____ Provided data

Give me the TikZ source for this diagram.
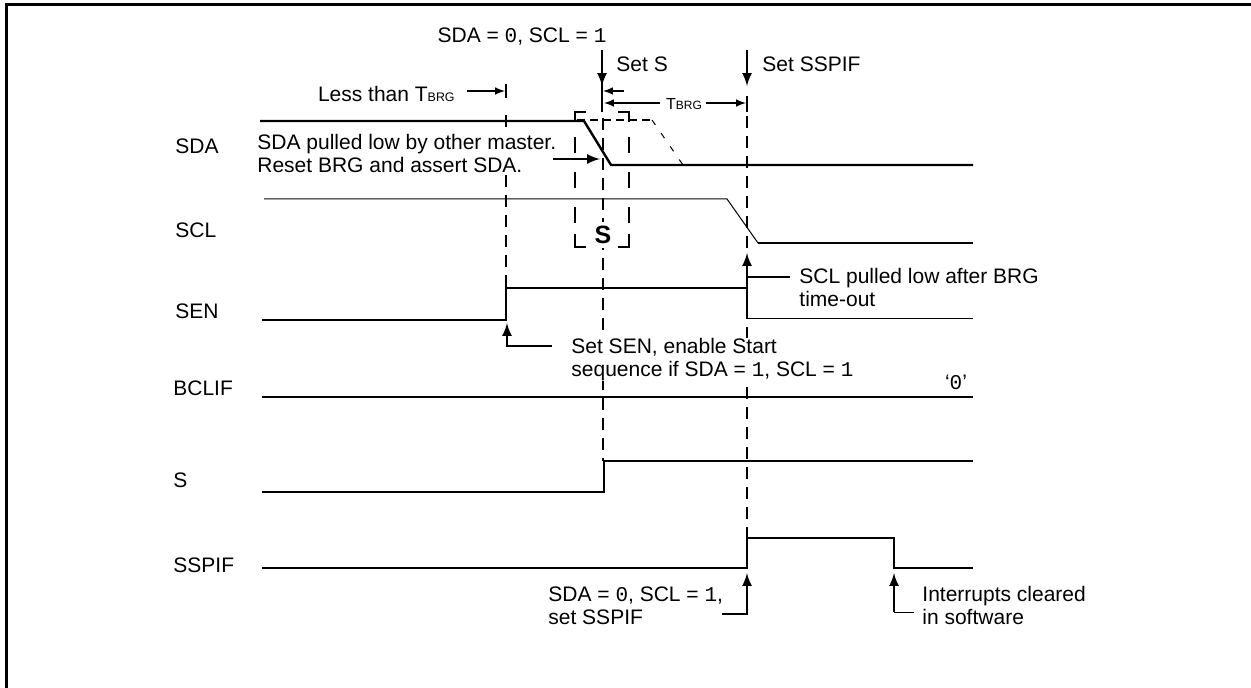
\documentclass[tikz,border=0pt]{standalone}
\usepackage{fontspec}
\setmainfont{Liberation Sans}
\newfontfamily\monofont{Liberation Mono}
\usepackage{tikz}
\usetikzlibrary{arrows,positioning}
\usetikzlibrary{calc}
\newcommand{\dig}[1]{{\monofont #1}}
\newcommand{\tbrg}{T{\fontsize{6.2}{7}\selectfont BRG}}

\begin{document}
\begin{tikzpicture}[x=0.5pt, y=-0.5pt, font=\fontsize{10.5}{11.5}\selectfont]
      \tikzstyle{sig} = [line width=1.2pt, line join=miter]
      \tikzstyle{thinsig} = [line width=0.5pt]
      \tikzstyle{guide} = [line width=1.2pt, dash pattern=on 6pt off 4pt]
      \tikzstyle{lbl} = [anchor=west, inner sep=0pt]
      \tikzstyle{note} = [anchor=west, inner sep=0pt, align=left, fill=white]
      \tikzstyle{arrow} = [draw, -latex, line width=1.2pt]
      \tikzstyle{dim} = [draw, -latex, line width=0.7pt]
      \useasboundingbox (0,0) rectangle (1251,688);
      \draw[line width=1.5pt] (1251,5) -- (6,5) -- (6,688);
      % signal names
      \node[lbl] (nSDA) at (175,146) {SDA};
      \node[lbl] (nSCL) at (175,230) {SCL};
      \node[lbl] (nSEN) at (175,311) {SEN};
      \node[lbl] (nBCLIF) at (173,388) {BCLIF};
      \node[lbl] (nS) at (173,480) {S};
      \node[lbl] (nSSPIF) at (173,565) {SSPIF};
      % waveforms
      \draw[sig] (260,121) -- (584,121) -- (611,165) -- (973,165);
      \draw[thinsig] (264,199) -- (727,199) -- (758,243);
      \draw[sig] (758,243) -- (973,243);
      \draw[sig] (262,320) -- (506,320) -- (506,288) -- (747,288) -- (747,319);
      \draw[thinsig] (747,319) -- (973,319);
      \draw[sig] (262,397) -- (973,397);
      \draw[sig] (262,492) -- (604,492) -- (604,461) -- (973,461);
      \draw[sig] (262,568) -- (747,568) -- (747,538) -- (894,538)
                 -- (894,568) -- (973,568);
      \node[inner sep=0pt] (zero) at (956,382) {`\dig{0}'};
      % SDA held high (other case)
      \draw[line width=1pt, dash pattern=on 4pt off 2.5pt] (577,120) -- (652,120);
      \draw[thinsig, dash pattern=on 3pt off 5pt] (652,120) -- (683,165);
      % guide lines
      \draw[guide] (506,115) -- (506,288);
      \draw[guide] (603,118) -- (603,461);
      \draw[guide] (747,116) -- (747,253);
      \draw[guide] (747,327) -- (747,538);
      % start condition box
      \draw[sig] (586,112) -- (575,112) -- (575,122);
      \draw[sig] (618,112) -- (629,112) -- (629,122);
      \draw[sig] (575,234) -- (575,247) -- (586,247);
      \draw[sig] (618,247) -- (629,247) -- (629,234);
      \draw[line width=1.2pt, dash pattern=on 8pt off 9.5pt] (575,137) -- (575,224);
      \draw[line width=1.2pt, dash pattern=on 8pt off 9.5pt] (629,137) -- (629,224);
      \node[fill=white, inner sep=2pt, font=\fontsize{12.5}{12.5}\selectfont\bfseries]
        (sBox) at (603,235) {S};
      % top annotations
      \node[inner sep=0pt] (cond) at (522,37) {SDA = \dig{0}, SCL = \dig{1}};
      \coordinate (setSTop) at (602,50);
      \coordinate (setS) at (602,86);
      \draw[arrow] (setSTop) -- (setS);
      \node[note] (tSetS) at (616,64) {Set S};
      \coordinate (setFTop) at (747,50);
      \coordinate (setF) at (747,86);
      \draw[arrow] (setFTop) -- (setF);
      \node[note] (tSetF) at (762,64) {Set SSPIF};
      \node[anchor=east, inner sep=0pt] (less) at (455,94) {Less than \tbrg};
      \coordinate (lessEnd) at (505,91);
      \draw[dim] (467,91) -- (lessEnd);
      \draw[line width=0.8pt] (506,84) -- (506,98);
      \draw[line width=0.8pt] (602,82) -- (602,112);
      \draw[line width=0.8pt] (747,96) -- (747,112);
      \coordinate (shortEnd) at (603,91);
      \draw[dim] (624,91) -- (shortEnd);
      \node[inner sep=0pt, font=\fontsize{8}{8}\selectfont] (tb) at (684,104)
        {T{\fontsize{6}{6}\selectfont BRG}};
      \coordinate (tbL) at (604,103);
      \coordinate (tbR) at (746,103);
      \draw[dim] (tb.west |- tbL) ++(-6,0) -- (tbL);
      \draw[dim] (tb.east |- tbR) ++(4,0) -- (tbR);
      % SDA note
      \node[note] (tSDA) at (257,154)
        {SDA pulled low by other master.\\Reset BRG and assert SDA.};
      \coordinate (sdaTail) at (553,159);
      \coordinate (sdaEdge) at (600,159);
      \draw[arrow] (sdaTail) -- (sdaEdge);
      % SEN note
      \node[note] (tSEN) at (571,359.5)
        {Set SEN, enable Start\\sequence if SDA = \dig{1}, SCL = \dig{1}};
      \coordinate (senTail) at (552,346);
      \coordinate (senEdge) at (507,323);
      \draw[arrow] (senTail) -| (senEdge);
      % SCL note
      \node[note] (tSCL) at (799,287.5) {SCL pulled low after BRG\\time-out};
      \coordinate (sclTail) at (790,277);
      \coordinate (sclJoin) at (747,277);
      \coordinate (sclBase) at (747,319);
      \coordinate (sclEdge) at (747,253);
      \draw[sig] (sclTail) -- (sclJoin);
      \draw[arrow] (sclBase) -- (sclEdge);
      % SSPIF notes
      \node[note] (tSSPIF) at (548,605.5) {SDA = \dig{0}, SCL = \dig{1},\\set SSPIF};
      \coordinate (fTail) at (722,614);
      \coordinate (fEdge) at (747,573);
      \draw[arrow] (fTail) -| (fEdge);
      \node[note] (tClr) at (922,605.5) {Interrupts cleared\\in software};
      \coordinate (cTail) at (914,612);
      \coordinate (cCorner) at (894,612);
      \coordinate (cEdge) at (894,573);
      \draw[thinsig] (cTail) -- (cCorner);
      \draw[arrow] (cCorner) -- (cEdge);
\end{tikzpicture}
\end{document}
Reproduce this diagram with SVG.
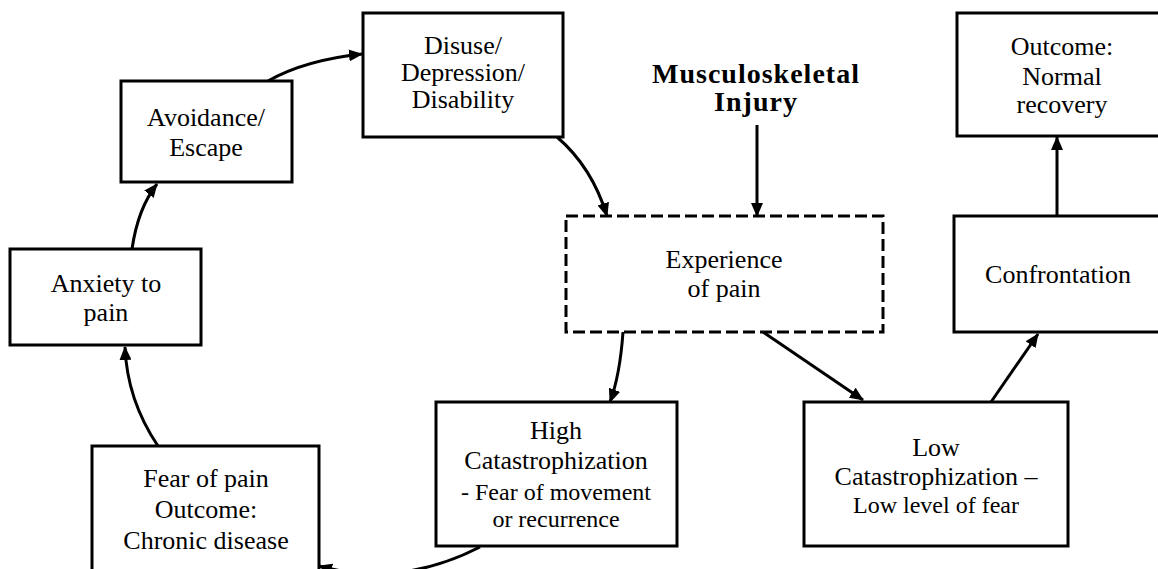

________

▶ Exercise prompt: Transcribe every line from the records above without alteration, and leave out the images.

▶ Answer in full:
Give me the TikZ source for this diagram.
\documentclass[tikz,border=0pt]{standalone}
\usepackage{fontspec}
\setmainfont{Liberation Sans}
\newfontfamily\monofont{Liberation Mono}
\usepackage{tikz}
\usetikzlibrary{arrows,positioning}
\usetikzlibrary{calc}
\newcommand{\dig}[1]{{\monofont #1}}
\newcommand{\tbrg}{T{\fontsize{6.2}{7}\selectfont BRG}}

\begin{document}
\begin{tikzpicture}[x=0.5pt, y=-0.5pt, font=\fontsize{10.5}{11.5}\selectfont]
      \tikzstyle{sig} = [line width=1.2pt, line join=miter]
      \tikzstyle{thinsig} = [line width=0.5pt]
      \tikzstyle{guide} = [line width=1.2pt, dash pattern=on 6pt off 4pt]
      \tikzstyle{lbl} = [anchor=west, inner sep=0pt]
      \tikzstyle{note} = [anchor=west, inner sep=0pt, align=left, fill=white]
      \tikzstyle{arrow} = [draw, -latex, line width=1.2pt]
      \tikzstyle{dim} = [draw, -latex, line width=0.7pt]
      \useasboundingbox (0,0) rectangle (1251,688);
      \draw[line width=1.5pt] (1251,5) -- (6,5) -- (6,688);
      % signal names
      \node[lbl] (nSDA) at (175,146) {SDA};
      \node[lbl] (nSCL) at (175,230) {SCL};
      \node[lbl] (nSEN) at (175,311) {SEN};
      \node[lbl] (nBCLIF) at (173,388) {BCLIF};
      \node[lbl] (nS) at (173,480) {S};
      \node[lbl] (nSSPIF) at (173,565) {SSPIF};
      % waveforms
      \draw[sig] (260,121) -- (584,121) -- (611,165) -- (973,165);
      \draw[thinsig] (264,199) -- (727,199) -- (758,243);
      \draw[sig] (758,243) -- (973,243);
      \draw[sig] (262,320) -- (506,320) -- (506,288) -- (747,288) -- (747,319);
      \draw[thinsig] (747,319) -- (973,319);
      \draw[sig] (262,397) -- (973,397);
      \draw[sig] (262,492) -- (604,492) -- (604,461) -- (973,461);
      \draw[sig] (262,568) -- (747,568) -- (747,538) -- (894,538)
                 -- (894,568) -- (973,568);
      \node[inner sep=0pt] (zero) at (956,382) {`\dig{0}'};
      % SDA held high (other case)
      \draw[line width=1pt, dash pattern=on 4pt off 2.5pt] (577,120) -- (652,120);
      \draw[thinsig, dash pattern=on 3pt off 5pt] (652,120) -- (683,165);
      % guide lines
      \draw[guide] (506,115) -- (506,288);
      \draw[guide] (603,118) -- (603,461);
      \draw[guide] (747,116) -- (747,253);
      \draw[guide] (747,327) -- (747,538);
      % start condition box
      \draw[sig] (586,112) -- (575,112) -- (575,122);
      \draw[sig] (618,112) -- (629,112) -- (629,122);
      \draw[sig] (575,234) -- (575,247) -- (586,247);
      \draw[sig] (618,247) -- (629,247) -- (629,234);
      \draw[line width=1.2pt, dash pattern=on 8pt off 9.5pt] (575,137) -- (575,224);
      \draw[line width=1.2pt, dash pattern=on 8pt off 9.5pt] (629,137) -- (629,224);
      \node[fill=white, inner sep=2pt, font=\fontsize{12.5}{12.5}\selectfont\bfseries]
        (sBox) at (603,235) {S};
      % top annotations
      \node[inner sep=0pt] (cond) at (522,37) {SDA = \dig{0}, SCL = \dig{1}};
      \coordinate (setSTop) at (602,50);
      \coordinate (setS) at (602,86);
      \draw[arrow] (setSTop) -- (setS);
      \node[note] (tSetS) at (616,64) {Set S};
      \coordinate (setFTop) at (747,50);
      \coordinate (setF) at (747,86);
      \draw[arrow] (setFTop) -- (setF);
      \node[note] (tSetF) at (762,64) {Set SSPIF};
      \node[anchor=east, inner sep=0pt] (less) at (455,94) {Less than \tbrg};
      \coordinate (lessEnd) at (505,91);
      \draw[dim] (467,91) -- (lessEnd);
      \draw[line width=0.8pt] (506,84) -- (506,98);
      \draw[line width=0.8pt] (602,82) -- (602,112);
      \draw[line width=0.8pt] (747,96) -- (747,112);
      \coordinate (shortEnd) at (603,91);
      \draw[dim] (624,91) -- (shortEnd);
      \node[inner sep=0pt, font=\fontsize{8}{8}\selectfont] (tb) at (684,104)
        {T{\fontsize{6}{6}\selectfont BRG}};
      \coordinate (tbL) at (604,103);
      \coordinate (tbR) at (746,103);
      \draw[dim] (tb.west |- tbL) ++(-6,0) -- (tbL);
      \draw[dim] (tb.east |- tbR) ++(4,0) -- (tbR);
      % SDA note
      \node[note] (tSDA) at (257,154)
        {SDA pulled low by other master.\\Reset BRG and assert SDA.};
      \coordinate (sdaTail) at (553,159);
      \coordinate (sdaEdge) at (600,159);
      \draw[arrow] (sdaTail) -- (sdaEdge);
      % SEN note
      \node[note] (tSEN) at (571,359.5)
        {Set SEN, enable Start\\sequence if SDA = \dig{1}, SCL = \dig{1}};
      \coordinate (senTail) at (552,346);
      \coordinate (senEdge) at (507,323);
      \draw[arrow] (senTail) -| (senEdge);
      % SCL note
      \node[note] (tSCL) at (799,287.5) {SCL pulled low after BRG\\time-out};
      \coordinate (sclTail) at (790,277);
      \coordinate (sclJoin) at (747,277);
      \coordinate (sclBase) at (747,319);
      \coordinate (sclEdge) at (747,253);
      \draw[sig] (sclTail) -- (sclJoin);
      \draw[arrow] (sclBase) -- (sclEdge);
      % SSPIF notes
      \node[note] (tSSPIF) at (548,605.5) {SDA = \dig{0}, SCL = \dig{1},\\set SSPIF};
      \coordinate (fTail) at (722,614);
      \coordinate (fEdge) at (747,573);
      \draw[arrow] (fTail) -| (fEdge);
      \node[note] (tClr) at (922,605.5) {Interrupts cleared\\in software};
      \coordinate (cTail) at (914,612);
      \coordinate (cCorner) at (894,612);
      \coordinate (cEdge) at (894,573);
      \draw[thinsig] (cTail) -- (cCorner);
      \draw[arrow] (cCorner) -- (cEdge);
\end{tikzpicture}
\end{document}
Reproduce this diagram with SVG.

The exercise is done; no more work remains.